Task to complete:
Extract every line that contains the string "LaTeX".

The input:
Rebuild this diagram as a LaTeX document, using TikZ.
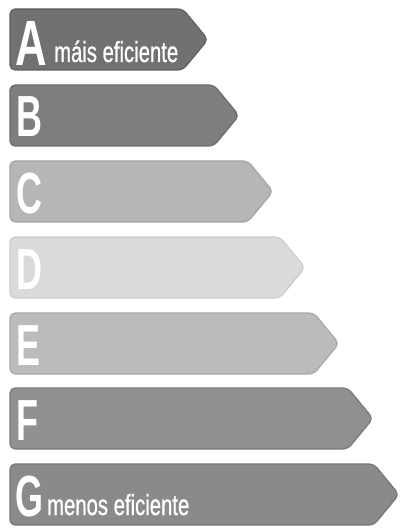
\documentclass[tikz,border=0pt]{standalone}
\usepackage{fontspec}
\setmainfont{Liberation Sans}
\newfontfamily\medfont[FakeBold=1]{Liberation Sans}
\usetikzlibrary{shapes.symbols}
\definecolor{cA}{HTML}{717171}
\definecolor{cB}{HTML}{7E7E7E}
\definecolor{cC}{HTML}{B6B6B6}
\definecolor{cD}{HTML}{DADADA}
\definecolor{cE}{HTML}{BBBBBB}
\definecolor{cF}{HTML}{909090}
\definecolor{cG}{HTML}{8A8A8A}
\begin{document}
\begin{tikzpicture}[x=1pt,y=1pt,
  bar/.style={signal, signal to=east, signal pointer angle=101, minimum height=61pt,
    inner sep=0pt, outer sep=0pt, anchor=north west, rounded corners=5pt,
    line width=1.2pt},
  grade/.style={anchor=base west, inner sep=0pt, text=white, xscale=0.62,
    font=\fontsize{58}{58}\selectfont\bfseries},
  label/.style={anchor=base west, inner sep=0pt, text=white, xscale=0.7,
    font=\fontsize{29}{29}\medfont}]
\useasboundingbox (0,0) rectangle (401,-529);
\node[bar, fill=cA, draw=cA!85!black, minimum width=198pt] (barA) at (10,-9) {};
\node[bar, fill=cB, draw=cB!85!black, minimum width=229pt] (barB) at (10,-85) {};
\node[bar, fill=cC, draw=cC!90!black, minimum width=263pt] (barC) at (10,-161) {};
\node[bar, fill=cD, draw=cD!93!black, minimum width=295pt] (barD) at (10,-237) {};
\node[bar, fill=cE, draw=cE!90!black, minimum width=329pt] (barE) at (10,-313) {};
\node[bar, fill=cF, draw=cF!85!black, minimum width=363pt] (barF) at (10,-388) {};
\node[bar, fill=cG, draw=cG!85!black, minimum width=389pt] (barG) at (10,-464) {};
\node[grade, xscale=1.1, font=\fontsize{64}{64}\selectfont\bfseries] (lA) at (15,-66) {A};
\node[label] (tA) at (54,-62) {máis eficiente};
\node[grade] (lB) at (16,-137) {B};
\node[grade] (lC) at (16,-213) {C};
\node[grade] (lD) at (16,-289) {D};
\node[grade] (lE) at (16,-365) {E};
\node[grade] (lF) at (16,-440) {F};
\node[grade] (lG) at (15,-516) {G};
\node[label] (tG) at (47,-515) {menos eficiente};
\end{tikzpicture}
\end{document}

==

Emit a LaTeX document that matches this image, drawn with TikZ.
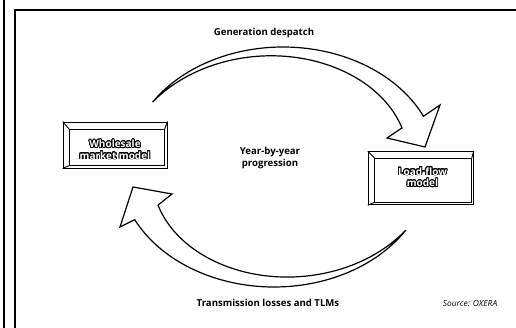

---

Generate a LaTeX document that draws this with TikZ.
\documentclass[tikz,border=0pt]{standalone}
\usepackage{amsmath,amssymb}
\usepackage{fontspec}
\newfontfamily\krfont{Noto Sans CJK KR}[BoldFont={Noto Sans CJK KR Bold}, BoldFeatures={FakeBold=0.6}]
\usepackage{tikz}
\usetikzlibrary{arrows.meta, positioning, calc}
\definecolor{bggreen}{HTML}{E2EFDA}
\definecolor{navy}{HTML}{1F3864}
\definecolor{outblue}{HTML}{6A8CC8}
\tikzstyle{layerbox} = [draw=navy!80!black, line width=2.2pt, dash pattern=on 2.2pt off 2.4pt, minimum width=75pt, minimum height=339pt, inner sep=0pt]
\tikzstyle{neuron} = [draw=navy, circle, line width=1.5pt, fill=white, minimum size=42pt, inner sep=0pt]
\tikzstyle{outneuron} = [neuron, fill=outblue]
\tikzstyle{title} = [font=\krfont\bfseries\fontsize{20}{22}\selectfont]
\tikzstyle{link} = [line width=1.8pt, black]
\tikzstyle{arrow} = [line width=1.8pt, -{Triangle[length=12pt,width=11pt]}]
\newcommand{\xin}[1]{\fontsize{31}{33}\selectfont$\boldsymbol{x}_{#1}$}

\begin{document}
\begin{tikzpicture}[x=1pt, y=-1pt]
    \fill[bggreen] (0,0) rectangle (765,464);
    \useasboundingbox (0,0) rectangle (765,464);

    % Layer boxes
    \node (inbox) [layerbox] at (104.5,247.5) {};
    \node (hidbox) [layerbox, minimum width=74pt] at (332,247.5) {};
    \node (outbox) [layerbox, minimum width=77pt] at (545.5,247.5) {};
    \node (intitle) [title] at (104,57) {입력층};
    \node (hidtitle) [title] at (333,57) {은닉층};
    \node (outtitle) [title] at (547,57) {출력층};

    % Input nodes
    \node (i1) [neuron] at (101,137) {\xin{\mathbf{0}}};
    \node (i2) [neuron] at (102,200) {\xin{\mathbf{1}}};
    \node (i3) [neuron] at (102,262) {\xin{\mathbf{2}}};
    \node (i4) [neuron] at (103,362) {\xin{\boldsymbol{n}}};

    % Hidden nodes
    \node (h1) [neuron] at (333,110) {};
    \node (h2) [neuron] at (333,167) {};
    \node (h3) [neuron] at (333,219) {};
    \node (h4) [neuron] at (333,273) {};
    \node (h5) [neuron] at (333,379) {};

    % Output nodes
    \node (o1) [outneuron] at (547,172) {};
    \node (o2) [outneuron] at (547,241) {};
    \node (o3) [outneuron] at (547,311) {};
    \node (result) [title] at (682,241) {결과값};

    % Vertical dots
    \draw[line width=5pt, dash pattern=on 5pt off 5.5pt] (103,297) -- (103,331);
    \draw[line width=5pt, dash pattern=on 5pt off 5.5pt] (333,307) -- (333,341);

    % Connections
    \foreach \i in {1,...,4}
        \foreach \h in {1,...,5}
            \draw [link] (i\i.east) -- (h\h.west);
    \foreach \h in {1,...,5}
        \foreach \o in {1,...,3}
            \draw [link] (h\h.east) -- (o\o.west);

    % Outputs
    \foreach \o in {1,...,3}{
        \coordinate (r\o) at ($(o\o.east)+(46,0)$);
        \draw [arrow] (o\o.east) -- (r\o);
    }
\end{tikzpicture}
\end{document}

The solution:
Rebuild this diagram as a LaTeX document, using TikZ.
Emit a LaTeX document that matches this image, drawn with TikZ.
Generate a LaTeX document that draws this with TikZ.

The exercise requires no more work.